§ **DATA**:
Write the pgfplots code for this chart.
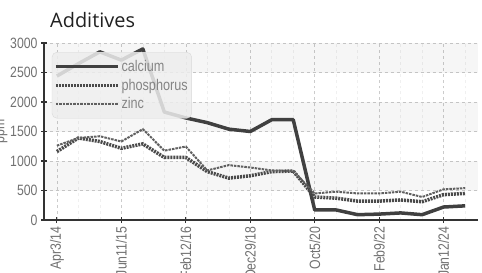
\documentclass[border=0pt]{standalone}
\usepackage{fontspec}
\setmainfont{Liberation Sans}[FakeStretch=0.82]
\newfontfamily\titlefont{Open Sans}
\usepackage{pgfplots}
\pgfplotsset{compat=1.18}
\definecolor{calc}{HTML}{404040}
\definecolor{phos}{HTML}{4A4A4A}
\definecolor{zinc}{HTML}{606060}
\definecolor{ticktext}{HTML}{707070}
\definecolor{legtext}{HTML}{858585}
\definecolor{gridc}{HTML}{CCCCCC}

\pgfplotstableread{
x calcium phosphorus zinc
0 2440 1160 1260
1 2650 1390 1390
2 2850 1330 1420
3 2710 1215 1330
4 2900 1290 1540
5 1830 1060 1175
6 1730 1060 1245
7 1650 820 840
8 1540 710 930
9 1500 750 890
10 1700 820 840
11 1700 830 830
12 170 390 450
13 170 370 480
14 90 320 450
15 100 320 450
16 120 340 480
17 90 310 390
18 220 430 520
19 240 450 540
}\datatable

\begin{document}
\begin{tikzpicture}
\begin{axis}[
  at={(0,0)}, anchor=south west,
  width=434bp, height=177bp, scale only axis,
  xmin=-0.6, xmax=19.6, ymin=0, ymax=3000,
  axis x line*=bottom, axis y line*=left,
  axis line style={black!80, line width=1.2bp},
  every tick/.style={black!80, line width=1.2bp},
  major tick length=6bp, minor tick length=0pt, tick align=center,
  xtick={0,3,...,18},
  xticklabels={Apr3/14,Jun11/15,Feb12/16,Dec29/18,Oct5/20,Feb9/22,Jan12/24},
  minor xtick={0,...,19},
  ytick={0,500,...,3000},
  /pgf/number format/assume math mode=true,
  /pgf/number format/1000 sep={},
  xmajorgrids, ymajorgrids, xminorgrids,
  major grid style={gridc, dashed, line width=0.6bp},
  minor grid style={black!6, dashed, line width=0.5bp},
  tick label style={font=\fontsize{15}{17}\selectfont, text=ticktext},
  x tick label style={rotate=90, anchor=east},
  ylabel={ppm},
  every axis y label/.style={at={(axis description cs:0,0.5)}, xshift=-42bp, rotate=90, anchor=center, font=\fontsize{15}{17}\selectfont, text=ticktext},
  legend style={at={(0.018,0.949)}, anchor=north west, draw=black!15, fill=black!7, fill opacity=0.85, text opacity=1, draw opacity=1, rounded corners=5bp, font=\fontsize{15.5}{17}\selectfont, text=legtext, inner xsep=2bp, inner ysep=6bp, row sep=2bp, nodes={inner xsep=2bp, inner ysep=2bp}},
  legend cell align=left,
  legend image code/.code={\draw[#1] (0bp,0bp) -- (62bp,0bp);},
  line join=round,
]
\fill[black, opacity=0.035] (axis cs:-0.6,2500) rectangle (axis cs:19.6,3000);
\fill[black, opacity=0.035] (axis cs:-0.6,1500) rectangle (axis cs:19.6,2000);
\fill[black, opacity=0.035] (axis cs:-0.6,500) rectangle (axis cs:19.6,1000);
\addplot[calc, line width=3.5bp, no markers] table[x=x, y=calcium] {\datatable};
\addlegendentry{calcium}
\addplot[phos, line width=3.5bp, dash pattern=on 2bp off 1bp, no markers] table[x=x, y=phosphorus] {\datatable};
\addlegendentry{phosphorus\hspace{8bp}}
\addplot[zinc, line width=2bp, dash pattern=on 2.5bp off 1bp, no markers] table[x=x, y=zinc] {\datatable};
\addlegendentry{zinc}
\end{axis}
\node[anchor=base west, font=\titlefont\fontsize{20}{24}\selectfont, text=black!87, inner sep=0pt] at (6bp,192bp) {Additives};
\pgfresetboundingbox
\useasboundingbox (-44bp,-53bp) rectangle (438bp,220bp);
\end{tikzpicture}
\end{document}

§ **DESCRIPTION OF THE TASK**: Retype the whole listing, keeping every line identical and omitting all pictures.

§ **SOLUTION FOR THIS TASK**:
Write the pgfplots code for this chart.
\documentclass[border=0pt]{standalone}
\usepackage{fontspec}
\setmainfont{Liberation Sans}[FakeStretch=0.82]
\newfontfamily\titlefont{Open Sans}
\usepackage{pgfplots}
\pgfplotsset{compat=1.18}
\definecolor{calc}{HTML}{404040}
\definecolor{phos}{HTML}{4A4A4A}
\definecolor{zinc}{HTML}{606060}
\definecolor{ticktext}{HTML}{707070}
\definecolor{legtext}{HTML}{858585}
\definecolor{gridc}{HTML}{CCCCCC}

\pgfplotstableread{
x calcium phosphorus zinc
0 2440 1160 1260
1 2650 1390 1390
2 2850 1330 1420
3 2710 1215 1330
4 2900 1290 1540
5 1830 1060 1175
6 1730 1060 1245
7 1650 820 840
8 1540 710 930
9 1500 750 890
10 1700 820 840
11 1700 830 830
12 170 390 450
13 170 370 480
14 90 320 450
15 100 320 450
16 120 340 480
17 90 310 390
18 220 430 520
19 240 450 540
}\datatable

\begin{document}
\begin{tikzpicture}
\begin{axis}[
  at={(0,0)}, anchor=south west,
  width=434bp, height=177bp, scale only axis,
  xmin=-0.6, xmax=19.6, ymin=0, ymax=3000,
  axis x line*=bottom, axis y line*=left,
  axis line style={black!80, line width=1.2bp},
  every tick/.style={black!80, line width=1.2bp},
  major tick length=6bp, minor tick length=0pt, tick align=center,
  xtick={0,3,...,18},
  xticklabels={Apr3/14,Jun11/15,Feb12/16,Dec29/18,Oct5/20,Feb9/22,Jan12/24},
  minor xtick={0,...,19},
  ytick={0,500,...,3000},
  /pgf/number format/assume math mode=true,
  /pgf/number format/1000 sep={},
  xmajorgrids, ymajorgrids, xminorgrids,
  major grid style={gridc, dashed, line width=0.6bp},
  minor grid style={black!6, dashed, line width=0.5bp},
  tick label style={font=\fontsize{15}{17}\selectfont, text=ticktext},
  x tick label style={rotate=90, anchor=east},
  ylabel={ppm},
  every axis y label/.style={at={(axis description cs:0,0.5)}, xshift=-42bp, rotate=90, anchor=center, font=\fontsize{15}{17}\selectfont, text=ticktext},
  legend style={at={(0.018,0.949)}, anchor=north west, draw=black!15, fill=black!7, fill opacity=0.85, text opacity=1, draw opacity=1, rounded corners=5bp, font=\fontsize{15.5}{17}\selectfont, text=legtext, inner xsep=2bp, inner ysep=6bp, row sep=2bp, nodes={inner xsep=2bp, inner ysep=2bp}},
  legend cell align=left,
  legend image code/.code={\draw[#1] (0bp,0bp) -- (62bp,0bp);},
  line join=round,
]
\fill[black, opacity=0.035] (axis cs:-0.6,2500) rectangle (axis cs:19.6,3000);
\fill[black, opacity=0.035] (axis cs:-0.6,1500) rectangle (axis cs:19.6,2000);
\fill[black, opacity=0.035] (axis cs:-0.6,500) rectangle (axis cs:19.6,1000);
\addplot[calc, line width=3.5bp, no markers] table[x=x, y=calcium] {\datatable};
\addlegendentry{calcium}
\addplot[phos, line width=3.5bp, dash pattern=on 2bp off 1bp, no markers] table[x=x, y=phosphorus] {\datatable};
\addlegendentry{phosphorus\hspace{8bp}}
\addplot[zinc, line width=2bp, dash pattern=on 2.5bp off 1bp, no markers] table[x=x, y=zinc] {\datatable};
\addlegendentry{zinc}
\end{axis}
\node[anchor=base west, font=\titlefont\fontsize{20}{24}\selectfont, text=black!87, inner sep=0pt] at (6bp,192bp) {Additives};
\pgfresetboundingbox
\useasboundingbox (-44bp,-53bp) rectangle (438bp,220bp);
\end{tikzpicture}
\end{document}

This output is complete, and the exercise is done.